Because toxaphene will evaporate from its solid state and only imperfectly dissolves in water, it can remain active in the atmosphere for extended periods. Research indicates its pervasive presence in the Great Lakes area as well as other locations. While in use, its presence in the air was measured at one part per billion and this level has presumably declined in subsequent years. Its presence in drinking water is very rare, although it is most prevalent in those bodies of water in which it was used to eliminate what were considered excess species or numbers of fish. Its presence is greater at the lower levels of such bodies of water, where it tends to collect. However, there is comparatively little information about the impact of mild exposures to the substance or the point at which mild exposure becomes dangerous. Nevertheless, it is classified as a probable carcinogen for humans. Exposure is possible through atmospheric interaction, drinking contaminated water, or eating fish or shellfish that are contaminated. Research suggests that while the substance is detectable over wide areas, few such areas are heavily contaminated to the extent of representing a serious menace to human life.

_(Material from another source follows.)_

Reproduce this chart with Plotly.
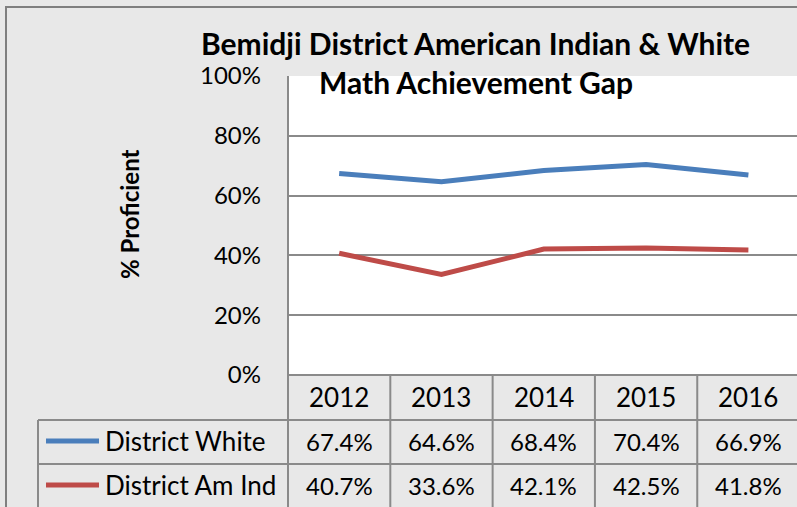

Toxaphene is an example of the almost indiscriminate use of a substance that subsequently turns out to be dangerous to people and animals and damaging to the environment. It demonstrates the need for a properly rigorous testing regimen prior to the licensing of new chemical substances and the need to monitor their effects in the light of new learning.
- Agency for Toxic Substances and Disease Registry (ATSDR), “ToxFAQs for Toxaphene” (ATSDR, 2006), www.atsdr.cdc.gov;
- Environmental Protection Agency (EPA), “Toxaphene” (EPA, 2000), www.epa.gov;
- Jianmin Ma et , “Tracking Toxaphene in the North American Great Lakes Basin: 2. A Strong Episodic Long-Range Transport Event,” Environmental Science and Technology (v.39/21, 2005);
- A. Saleh, “Toxaphene: Chemistry, Biochemistry, Toxicity and Environmental Fate,” Review of Environmental Contaminants and Toxicology (v.118, 1991).